Screenshot from Star Wars Episode IV by Lucasfilm Ltd., taken from starwars.com.

  1. Who, for a culture extrapolated from one guy who never took off his helmet before being unceremoniously killed, turned out to be surprisingly interesting. 

  2. Remember this. It will be important later. 

  3. These are the two sides of the conflict the game is about; none of the other eventually playable races have been invented yet, and even the human and orc aesthetics are very different from later games. 

  4. Just Lothar for now. His first name, Anduin, after the river from The Lord of the Rings, won’t be revealed until Warcraft 2, consistent with the setting evolving from “generic quasi-medieval Europe” into more Tolkien-inspired fantasy. 

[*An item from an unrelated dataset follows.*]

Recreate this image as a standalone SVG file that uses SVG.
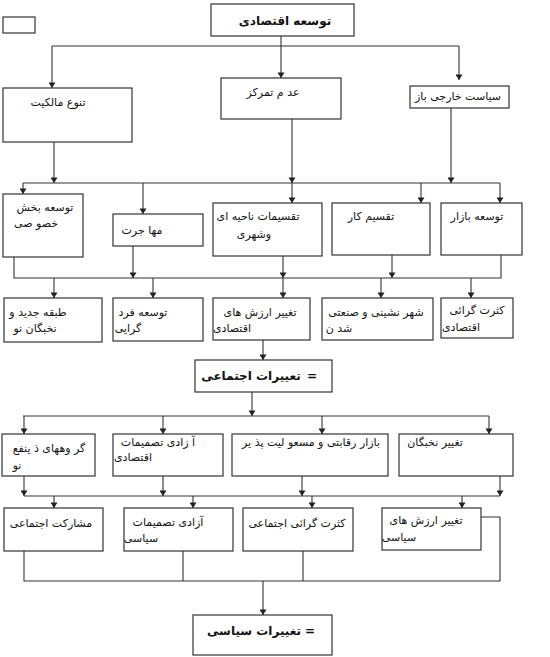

  5. Known as the Kingdom of Stormwind in modern lore. 

  6. In the modern chronology, Medivh was born in year 45 before the Dark Portal, but I don’t know if it’s right to say that the difference between the calendars is 604 years (559 + 45), since practically everything about the Warcraft 1 manual has since been retconned. To my knowledge, no later source establishes what event served to establish the initial year of the Warcraft 1 calendar. Also, in this calendar, orcs appear at Stormwind Keep in year 583, so clearly the Dark Portal was already operational by then. The chronologies don’t match, period. 

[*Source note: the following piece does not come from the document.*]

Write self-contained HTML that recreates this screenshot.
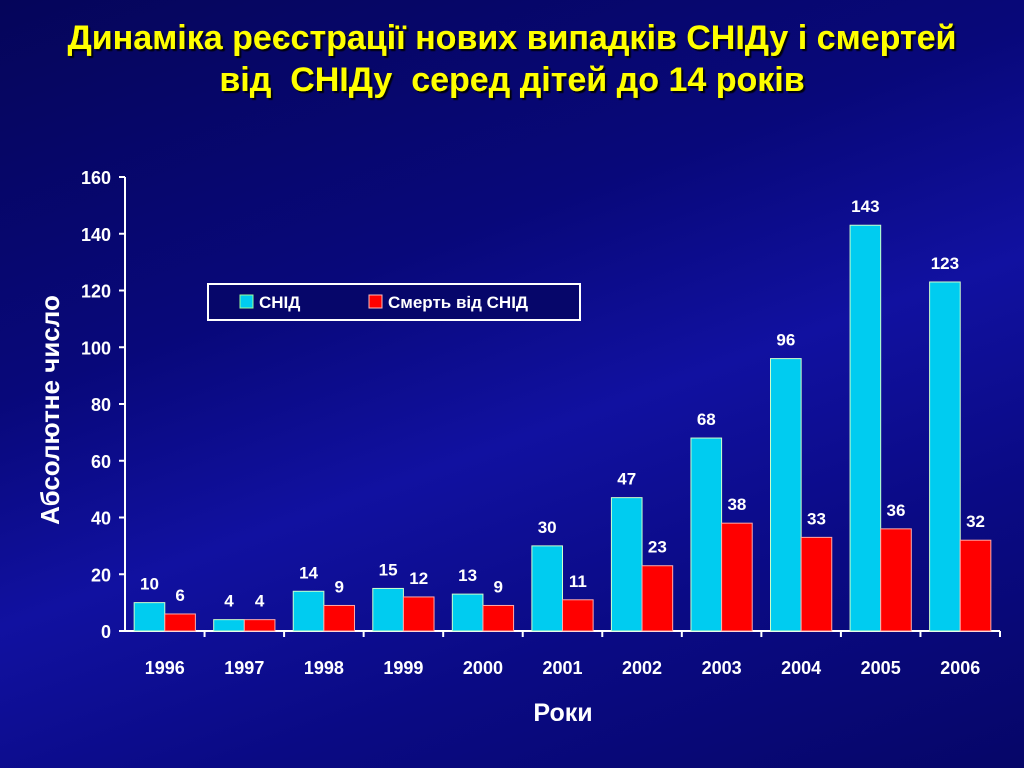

  7. “Wrynn” is clearly intended to be a given name here, not a family name. The name of Llane’s father, known in modern lore as Barathen Wrynn, has a complicated history. We’ll talk about it when we get to the installments that retconned it — twice. 

  8. The implication here is that the swamps formed after the orcs arrived, consistent with the orc manual claiming that their mere presence defiles the land around them. 

  9. There’s no mention of a singular capital-H Horde. 

  10. Yes, “War Chief”, not “Warchief”. It will be a while before nounnoun and nounverber names become a Warcraft staple. 

  11. Human. Elves of any kind aren’t part of Warcraft lore yet. 

  12. She’s unambiguously identified as half-human in the manual. Of course, it makes little sense even here because orcs have only been to the human world for fifteen years when the story begins, not enough time for an adult half-human half-orc to exist. 

  13. It’s not named. Also it’s described very differently from the Dark Portal first seen in Warcraft 2. 

  14. This is 1994. Humans are white unless noted otherwise. Humans from European-coded societies are definitely white. 

  15. Humans are presumed to have traditional gender roles, a far cry from the egalitarian Azeroth of today. And what’s “grok”? It’s clearly a kind of animal that orcs eat, but they haven’t been mentioned in any later source and no pictures of them exist. 

  16. The type of magic wielded by warlocks is, of course, unnamed. “Arcane” seems to be a catch-all term for magic in general, not a specific type of magic as it became later. 

  17. Which also hasn’t been invented yet. Diablo 1 won’t come out until 1997.